Her head gash throbs. She touches it with a finger. Sticky. Mealy. Pink fluid, not red, wets her fingertip.
Can't help poking the wound.
Once, hope bloomed that she and Louis could make a real go of it. But hope turned to resentment and it wasn't long before the Airstream felt less like a place to settle down and more like a tin-can tomb.
Now they're roommates. And friends. And enemies. And every once in a while she still gets that urge and she climbs on top of him like a little girl in a big saddle and they share a mercy fuck. Maybe the mercy's for him. Maybe it's for her.
Who knows. Who cares.
Louis is gone two weeks out of every three.
This is one of his "gone" weeks. But it's ending now. He could be home at any point. She smells the air.

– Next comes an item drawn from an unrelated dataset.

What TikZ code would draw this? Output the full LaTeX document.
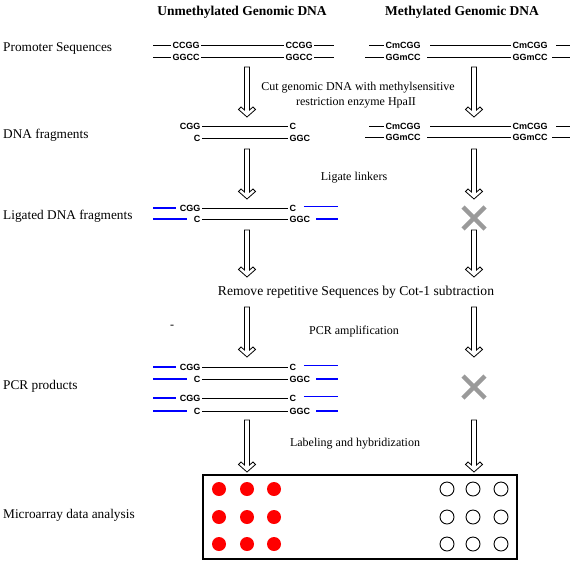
\documentclass[tikz,border=0pt]{standalone}
\usepackage{fontspec}
\setmainfont{Liberation Serif}
\newfontfamily\seqfont{Liberation Sans}
\definecolor{linkerblue}{HTML}{0000FF}
\definecolor{spotred}{HTML}{FF0000}
\definecolor{crossgray}{HTML}{9A9A9A}

\begin{document}
\begin{tikzpicture}[
  x=1pt,
  y=-1pt,
  strand/.style={draw=black,line width=1pt},
  linker/.style={draw=linkerblue,line width=1.2pt},
  seq/.style={font=\seqfont\bfseries\fontsize{9}{10}\selectfont,inner sep=1.5pt},
  rowlabel/.style={anchor=west,inner sep=0pt,font=\fontsize{13.3}{15}\selectfont},
  steplabel/.style={inner sep=0pt,font=\fontsize{12}{14}\selectfont},
  coltitle/.style={inner sep=0pt,font=\bfseries\fontsize{13.5}{15}\selectfont},
  cross/.style={draw=crossgray,line width=4.5pt},
  pics/hollowdown/.style={code={
    \draw[line width=0.8pt,fill=white] (-2.5,0) -- (2.5,0) -- (2.5,#1-7) -- (6,#1-10)
      -- (8.5,#1-7.5) -- (0,#1) -- (-8.5,#1-7.5) -- (-6,#1-10) -- (-2.5,#1-7) -- cycle;
  }}
]
  % Keep the frame of the original figure.
  \useasboundingbox (0,0) rectangle (575,563);

  % Column titles and row labels.
  \node[coltitle] (unmethtitle) at (242,12) {Unmethylated Genomic DNA};
  \node[coltitle] (methtitle) at (462,12) {Methylated Genomic DNA};
  \node[rowlabel] (promoterlbl) at (3,49) {Promoter Sequences};
  \node[rowlabel] (fragmentlbl) at (3,135) {DNA fragments};
  \node[rowlabel] (ligatedlbl) at (3,216) {Ligated DNA fragments};
  \node[rowlabel] (pcrlbl) at (3,386) {PCR products};
  \node[rowlabel] (arraylbl) at (3,515) {Microarray data analysis};

  % Step descriptions between the columns.
  \node[steplabel] (cutlbl) at (358,88) {Cut genomic DNA with methylsensitive};
  \node[steplabel] (hpalbl) at (356,103) {restriction enzyme HpaII};
  \node[steplabel] (ligatelbl) at (354,178) {Ligate linkers};
  \node[inner sep=0pt,font=\fontsize{13.6}{15}\selectfont] (removelbl) at (356,292) {Remove repetitive Sequences by Cot-1 subtraction};
  \node[steplabel] (dashlbl) at (172,327) {-};
  \node[steplabel] (pcrsteplbl) at (354,332) {PCR amplification};
  \node[steplabel] (labellbl) at (355,444) {Labeling and hybridization};

  % Unmethylated promoter: CCGG sites.
  \node[seq,anchor=west] (ccggTL) at (171,45) {CCGG};
  \node[seq,anchor=west] (ccggTR) at (284,45) {CCGG};
  \node[seq,anchor=west] (ggccBL) at (171,57) {GGCC};
  \node[seq,anchor=west] (ggccBR) at (284,57) {GGCC};
  \draw[strand] (153,45) -- (ccggTL.west);
  \draw[strand] (ccggTL.east) -- (ccggTR.west);
  \draw[strand] (ccggTR.east) -- (334,45);
  \draw[strand] (153,57) -- (ggccBL.west);
  \draw[strand] (ggccBL.east) -- (ggccBR.west);
  \draw[strand] (ggccBR.east) -- (334,57);

  % Methylated promoter and its uncut fragment.
  \foreach \ya/\yb [count=\k] in {45/57, 126/137} {
    \node[seq,anchor=west] (mcTL\k) at (384,\ya) {CmCGG};
    \node[seq,anchor=west] (mcTR\k) at (511,\ya) {CmCGG};
    \node[seq,anchor=west] (mcBL\k) at (384,\yb) {GGmCC};
    \node[seq,anchor=west] (mcBR\k) at (511,\yb) {GGmCC};
    \draw[strand] (369,\ya) -- (mcTL\k.west);
    \draw[strand] ([xshift=8pt]mcTL\k.east) -- (mcTR\k.west);
    \draw[strand] ([xshift=7pt]mcTR\k.east) -- (570,\ya);
    \draw[strand] (365,\yb) -- (mcBL\k.west);
    \draw[strand] ([xshift=5pt]mcBL\k.east) -- (mcBR\k.west);
    \draw[strand] ([xshift=3pt]mcBR\k.east) -- (570,\yb);
  }

  % Unmethylated fragment after HpaII cut.
  \node[seq,anchor=east] (cggF) at (202,126) {CGG};
  \node[seq,anchor=west] (cF) at (288,126) {C};
  \node[seq,anchor=east] (cbF) at (202,138) {C};
  \node[seq,anchor=west] (ggcF) at (288,138) {GGC};
  \draw[strand] (cggF.east) -- (cF.west);
  \draw[strand] (cbF.east) -- (ggcF.west);

  % Fragments with linkers (ligated row and both PCR products).
  \foreach \ya/\yb [count=\k] in {208/219, 367/379, 398/411} {
    \node[seq,anchor=east] (cggL\k) at (202,\ya) {CGG};
    \node[seq,anchor=west] (cL\k) at (288,\ya) {C};
    \node[seq,anchor=east] (cbL\k) at (202,\yb) {C};
    \node[seq,anchor=west] (ggcL\k) at (288,\yb) {GGC};
    \draw[strand] (cggL\k.east) -- (cL\k.west);
    \draw[strand] (cbL\k.east) -- (ggcL\k.west);
    \draw[linker] (153,\ya) -- ([xshift=-2pt]cggL\k.west);
    \draw[linker] ([xshift=6pt,yshift=1.5pt]cL\k.east) -- (338,\ya-1.5);
    \draw[linker] (153,\yb) -- ([xshift=-5pt]cbL\k.west);
    \draw[linker] ([xshift=4.5pt]ggcL\k.east) -- (338,\yb);
  }

  % Process arrows down both columns.
  \foreach \y/\len in {67/50, 149/50, 230/47, 307/50, 420/52} {
    \pic at (247,\y) {hollowdown=\len};
    \pic at (474,\y) {hollowdown=\len};
  }

  % Methylated DNA gets no linkers.
  \coordinate (noligate) at (474,218);
  \coordinate (noproduct) at (474,387);
  \draw[cross] ([shift={(-11,-11)}]noligate) -- ([shift={(11,11)}]noligate);
  \draw[cross] ([shift={(-11,11)}]noligate) -- ([shift={(11,-11)}]noligate);
  \draw[cross] ([shift={(-11,-11)}]noproduct) -- ([shift={(11,11)}]noproduct);
  \draw[cross] ([shift={(-11,11)}]noproduct) -- ([shift={(11,-11)}]noproduct);

  % Microarray chip.
  \draw[line width=1.3pt] (203,475) rectangle (517,559);
  \foreach \x in {219,247,274}
    \foreach \y in {489,517,544}
      \fill[spotred] (\x,\y) circle[radius=7pt];
  \foreach \x in {447,473,501}
    \foreach \y in {489,517,544}
      \draw[line width=0.9pt] (\x,\y) circle[radius=7pt];
\end{tikzpicture}
\end{document}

No Old Spice – the old Old Spice, not the new Old Spice, which smells to her like the urinal cake in a Ukranian bathhouse.
The longer he stays gone, the less that smell lingers.
Just when it's all gone she knows it's time for him to return.
She goes outside to have a cigarette.
No smoking in the house
, he said to her.
It's not a house
, she replied.
But it's a home
, was his response.
Her answer to that was a gagging noise, finger thrust deep throat.
FIVE
Tweak
Miriam sits next to the dead marigolds, smoking cigarette after cigarette, thinking that just one more will cure her of the tightness in her chest, will help her breathe a little easier. She flicks ash into the gnome's broken head.
Hours pass.
Evening comes. Still light out. Cicadas give way to crickets. A breeze stifles her sweat.
It isn't long before the first scavenger – an ugly human dingo, a mangy man-coyote – comes sniffing around. One of her neighbors. One she hasn't yet met.
He's lean, rangy, got a funny tilt-and-bounce to him like he's hearing music nobody else can hear. Long brown hair pulled tight at the sides and bound with a rubber band at the top.
She sees the marks up his arms where he's been picking. Notes the teeth; none are missing but, judging by their color and consistency, it won't be long before they start breaking off like icicles.
The cat piss smell is hard to miss, too.
He's one of the tweakers. She doesn't recognize him, but that's normal – they've got a rotating bunch coming in and out of there.